§ **SET EXERCISE**
Copy exactly, and only, the lines starting at the line with "Generate a web" and ending at the line with "const colData = colSummary.map((v, c)". Leave every picture out of the copy.

§ **DATASET RECORDS**

>>>

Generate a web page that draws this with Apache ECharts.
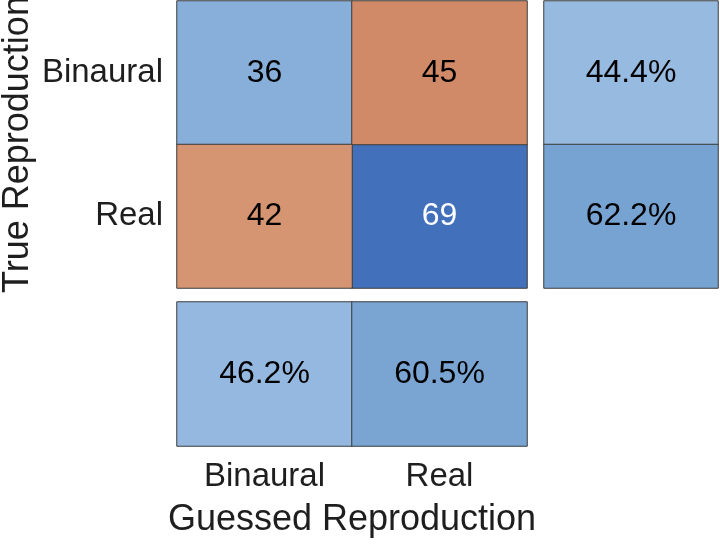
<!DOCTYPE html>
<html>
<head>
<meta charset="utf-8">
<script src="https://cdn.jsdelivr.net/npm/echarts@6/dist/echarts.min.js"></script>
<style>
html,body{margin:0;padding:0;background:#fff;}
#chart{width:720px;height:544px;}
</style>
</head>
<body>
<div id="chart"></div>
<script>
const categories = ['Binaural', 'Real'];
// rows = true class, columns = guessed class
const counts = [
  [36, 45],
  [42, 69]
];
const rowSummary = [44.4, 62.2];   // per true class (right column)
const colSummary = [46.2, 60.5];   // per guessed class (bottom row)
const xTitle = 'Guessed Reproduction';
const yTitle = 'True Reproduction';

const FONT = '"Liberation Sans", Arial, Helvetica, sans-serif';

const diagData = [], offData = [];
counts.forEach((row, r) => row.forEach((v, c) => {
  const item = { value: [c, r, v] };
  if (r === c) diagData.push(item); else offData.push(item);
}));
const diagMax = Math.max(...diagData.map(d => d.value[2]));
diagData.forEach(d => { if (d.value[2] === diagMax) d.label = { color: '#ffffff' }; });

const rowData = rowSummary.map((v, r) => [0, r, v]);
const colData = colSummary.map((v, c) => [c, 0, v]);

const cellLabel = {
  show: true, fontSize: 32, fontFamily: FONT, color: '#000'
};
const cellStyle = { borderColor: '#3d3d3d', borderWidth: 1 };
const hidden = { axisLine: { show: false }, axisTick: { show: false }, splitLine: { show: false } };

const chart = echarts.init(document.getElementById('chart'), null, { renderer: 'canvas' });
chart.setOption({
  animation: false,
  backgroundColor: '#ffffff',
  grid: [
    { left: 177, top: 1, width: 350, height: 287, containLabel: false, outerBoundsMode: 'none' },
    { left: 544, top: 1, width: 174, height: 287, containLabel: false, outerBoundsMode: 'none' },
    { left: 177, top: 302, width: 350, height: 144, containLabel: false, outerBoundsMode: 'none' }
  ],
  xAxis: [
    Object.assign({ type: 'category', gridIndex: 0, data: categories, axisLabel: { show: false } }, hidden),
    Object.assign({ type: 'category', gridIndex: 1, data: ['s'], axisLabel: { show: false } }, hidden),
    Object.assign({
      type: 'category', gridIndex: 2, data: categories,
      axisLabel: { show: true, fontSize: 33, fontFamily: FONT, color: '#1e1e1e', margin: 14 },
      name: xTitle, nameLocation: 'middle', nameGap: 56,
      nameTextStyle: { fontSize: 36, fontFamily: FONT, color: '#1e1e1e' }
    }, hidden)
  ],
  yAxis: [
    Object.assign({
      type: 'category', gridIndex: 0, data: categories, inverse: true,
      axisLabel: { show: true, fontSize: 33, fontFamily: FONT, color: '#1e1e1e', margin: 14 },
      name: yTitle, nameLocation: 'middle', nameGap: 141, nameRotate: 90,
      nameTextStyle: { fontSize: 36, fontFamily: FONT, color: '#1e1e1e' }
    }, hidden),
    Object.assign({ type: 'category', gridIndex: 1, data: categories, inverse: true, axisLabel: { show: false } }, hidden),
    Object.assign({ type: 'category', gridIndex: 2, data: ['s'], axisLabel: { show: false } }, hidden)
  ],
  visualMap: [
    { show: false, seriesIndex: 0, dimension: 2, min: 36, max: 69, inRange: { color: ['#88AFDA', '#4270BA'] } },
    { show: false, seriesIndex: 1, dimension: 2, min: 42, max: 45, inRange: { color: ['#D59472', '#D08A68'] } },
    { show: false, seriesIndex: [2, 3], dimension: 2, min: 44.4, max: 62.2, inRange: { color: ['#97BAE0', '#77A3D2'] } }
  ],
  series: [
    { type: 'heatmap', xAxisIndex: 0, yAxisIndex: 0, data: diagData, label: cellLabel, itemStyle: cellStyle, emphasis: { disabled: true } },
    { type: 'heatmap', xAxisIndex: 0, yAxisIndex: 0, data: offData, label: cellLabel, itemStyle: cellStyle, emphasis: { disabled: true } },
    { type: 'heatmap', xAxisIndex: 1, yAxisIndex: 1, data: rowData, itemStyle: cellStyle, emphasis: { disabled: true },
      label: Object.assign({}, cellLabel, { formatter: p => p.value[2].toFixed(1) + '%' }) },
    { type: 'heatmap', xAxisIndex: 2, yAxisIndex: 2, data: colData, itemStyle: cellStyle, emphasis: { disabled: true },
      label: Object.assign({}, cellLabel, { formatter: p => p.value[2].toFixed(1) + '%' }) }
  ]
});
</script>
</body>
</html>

<<<
>>>

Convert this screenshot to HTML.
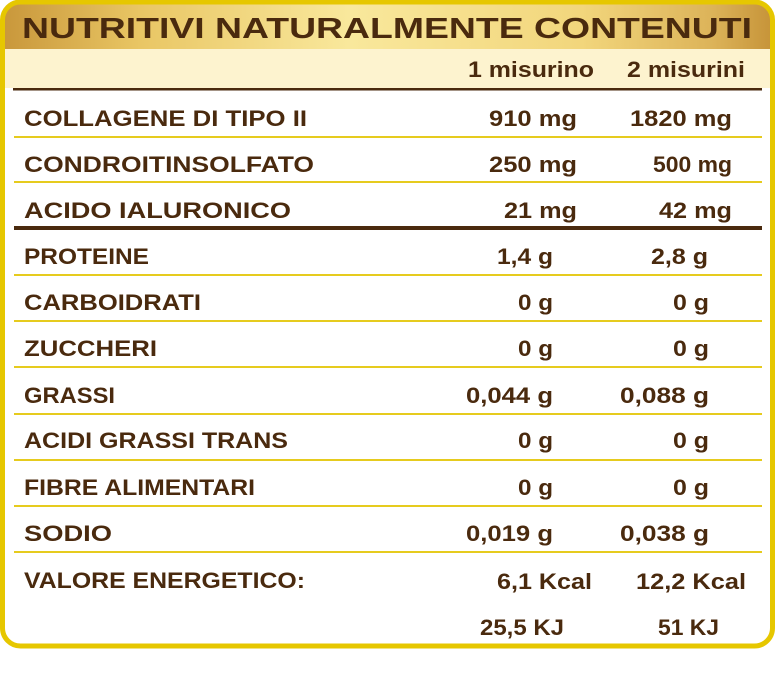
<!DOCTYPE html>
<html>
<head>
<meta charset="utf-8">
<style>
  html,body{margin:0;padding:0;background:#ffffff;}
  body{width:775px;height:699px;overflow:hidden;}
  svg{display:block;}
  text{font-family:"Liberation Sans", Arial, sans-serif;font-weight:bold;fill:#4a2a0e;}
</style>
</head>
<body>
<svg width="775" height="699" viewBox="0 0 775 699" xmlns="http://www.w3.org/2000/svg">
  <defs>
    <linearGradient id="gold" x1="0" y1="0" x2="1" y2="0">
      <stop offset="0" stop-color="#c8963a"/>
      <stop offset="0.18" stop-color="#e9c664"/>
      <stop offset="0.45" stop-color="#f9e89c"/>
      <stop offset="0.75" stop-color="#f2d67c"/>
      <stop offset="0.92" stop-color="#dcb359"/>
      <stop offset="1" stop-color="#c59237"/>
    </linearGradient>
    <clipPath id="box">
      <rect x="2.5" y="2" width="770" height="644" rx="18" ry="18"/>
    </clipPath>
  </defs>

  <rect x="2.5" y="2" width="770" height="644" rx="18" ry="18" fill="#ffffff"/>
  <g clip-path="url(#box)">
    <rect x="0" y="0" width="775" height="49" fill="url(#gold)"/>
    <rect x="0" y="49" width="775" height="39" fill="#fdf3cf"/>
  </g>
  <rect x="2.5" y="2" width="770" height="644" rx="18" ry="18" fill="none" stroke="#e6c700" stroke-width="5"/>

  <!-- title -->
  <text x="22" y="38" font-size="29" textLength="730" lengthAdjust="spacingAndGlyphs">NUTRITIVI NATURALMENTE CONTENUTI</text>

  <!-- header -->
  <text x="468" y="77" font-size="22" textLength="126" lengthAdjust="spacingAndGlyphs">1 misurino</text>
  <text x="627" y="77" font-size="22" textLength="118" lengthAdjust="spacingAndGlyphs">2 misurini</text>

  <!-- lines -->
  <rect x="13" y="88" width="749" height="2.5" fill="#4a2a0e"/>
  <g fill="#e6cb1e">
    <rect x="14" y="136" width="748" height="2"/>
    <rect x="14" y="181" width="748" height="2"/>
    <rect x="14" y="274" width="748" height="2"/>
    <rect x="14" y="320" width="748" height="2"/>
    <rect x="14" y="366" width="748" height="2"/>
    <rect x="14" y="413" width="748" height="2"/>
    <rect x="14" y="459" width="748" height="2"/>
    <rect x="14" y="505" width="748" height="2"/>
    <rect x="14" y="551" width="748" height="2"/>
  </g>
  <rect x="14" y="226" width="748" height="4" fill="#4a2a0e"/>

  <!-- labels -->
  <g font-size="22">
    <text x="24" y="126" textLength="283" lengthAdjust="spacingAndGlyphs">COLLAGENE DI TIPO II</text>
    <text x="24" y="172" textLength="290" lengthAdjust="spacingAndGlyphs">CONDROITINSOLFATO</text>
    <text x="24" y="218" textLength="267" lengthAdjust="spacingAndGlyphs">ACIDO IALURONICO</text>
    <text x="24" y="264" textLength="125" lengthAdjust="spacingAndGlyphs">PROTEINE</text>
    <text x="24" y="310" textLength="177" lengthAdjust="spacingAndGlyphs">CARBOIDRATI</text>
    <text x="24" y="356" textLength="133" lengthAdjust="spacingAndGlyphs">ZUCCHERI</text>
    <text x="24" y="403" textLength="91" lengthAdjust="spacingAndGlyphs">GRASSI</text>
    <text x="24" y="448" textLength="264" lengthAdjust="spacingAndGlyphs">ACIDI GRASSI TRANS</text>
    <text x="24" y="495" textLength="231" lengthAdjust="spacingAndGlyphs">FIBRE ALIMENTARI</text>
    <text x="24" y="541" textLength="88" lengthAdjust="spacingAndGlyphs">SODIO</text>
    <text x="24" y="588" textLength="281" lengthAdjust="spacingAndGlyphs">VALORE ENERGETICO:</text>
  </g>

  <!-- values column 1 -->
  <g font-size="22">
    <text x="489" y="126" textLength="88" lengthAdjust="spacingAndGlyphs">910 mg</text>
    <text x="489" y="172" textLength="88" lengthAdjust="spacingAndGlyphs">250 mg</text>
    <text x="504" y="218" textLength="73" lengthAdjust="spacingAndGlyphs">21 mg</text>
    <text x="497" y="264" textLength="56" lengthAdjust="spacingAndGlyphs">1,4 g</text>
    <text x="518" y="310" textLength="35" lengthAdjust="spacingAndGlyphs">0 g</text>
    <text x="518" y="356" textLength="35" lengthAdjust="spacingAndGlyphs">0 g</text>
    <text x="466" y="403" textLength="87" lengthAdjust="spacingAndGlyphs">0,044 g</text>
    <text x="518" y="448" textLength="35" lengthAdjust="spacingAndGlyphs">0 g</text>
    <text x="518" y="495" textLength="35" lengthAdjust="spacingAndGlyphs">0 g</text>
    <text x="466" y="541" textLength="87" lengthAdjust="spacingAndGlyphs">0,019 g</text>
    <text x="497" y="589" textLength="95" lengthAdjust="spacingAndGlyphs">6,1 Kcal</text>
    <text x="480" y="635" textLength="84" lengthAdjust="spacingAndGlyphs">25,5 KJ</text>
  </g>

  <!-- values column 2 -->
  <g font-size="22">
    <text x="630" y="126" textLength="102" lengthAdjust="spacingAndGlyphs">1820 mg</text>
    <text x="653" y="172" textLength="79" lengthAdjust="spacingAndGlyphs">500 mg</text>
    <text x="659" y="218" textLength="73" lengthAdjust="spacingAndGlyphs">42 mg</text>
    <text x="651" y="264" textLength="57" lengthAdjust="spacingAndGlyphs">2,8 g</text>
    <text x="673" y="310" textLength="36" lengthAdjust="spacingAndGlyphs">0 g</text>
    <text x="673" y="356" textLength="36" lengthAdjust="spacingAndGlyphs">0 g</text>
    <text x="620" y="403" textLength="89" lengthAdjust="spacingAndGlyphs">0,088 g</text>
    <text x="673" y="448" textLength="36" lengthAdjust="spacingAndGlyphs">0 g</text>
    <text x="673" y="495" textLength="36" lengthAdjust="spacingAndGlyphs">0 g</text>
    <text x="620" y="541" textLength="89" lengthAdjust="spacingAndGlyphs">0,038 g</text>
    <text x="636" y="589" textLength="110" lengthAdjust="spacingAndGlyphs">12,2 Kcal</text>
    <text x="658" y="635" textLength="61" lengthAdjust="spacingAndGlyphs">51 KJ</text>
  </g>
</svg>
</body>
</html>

<<<

§ **ANSWER TO THIS PROBLEM**
Generate a web page that draws this with Apache ECharts.
<!DOCTYPE html>
<html>
<head>
<meta charset="utf-8">
<script src="https://cdn.jsdelivr.net/npm/echarts@6/dist/echarts.min.js"></script>
<style>
html,body{margin:0;padding:0;background:#fff;}
#chart{width:720px;height:544px;}
</style>
</head>
<body>
<div id="chart"></div>
<script>
const categories = ['Binaural', 'Real'];
// rows = true class, columns = guessed class
const counts = [
  [36, 45],
  [42, 69]
];
const rowSummary = [44.4, 62.2];   // per true class (right column)
const colSummary = [46.2, 60.5];   // per guessed class (bottom row)
const xTitle = 'Guessed Reproduction';
const yTitle = 'True Reproduction';

const FONT = '"Liberation Sans", Arial, Helvetica, sans-serif';

const diagData = [], offData = [];
counts.forEach((row, r) => row.forEach((v, c) => {
  const item = { value: [c, r, v] };
  if (r === c) diagData.push(item); else offData.push(item);
}));
const diagMax = Math.max(...diagData.map(d => d.value[2]));
diagData.forEach(d => { if (d.value[2] === diagMax) d.label = { color: '#ffffff' }; });

const rowData = rowSummary.map((v, r) => [0, r, v]);
const colData = colSummary.map((v, c) => [c, 0, v]);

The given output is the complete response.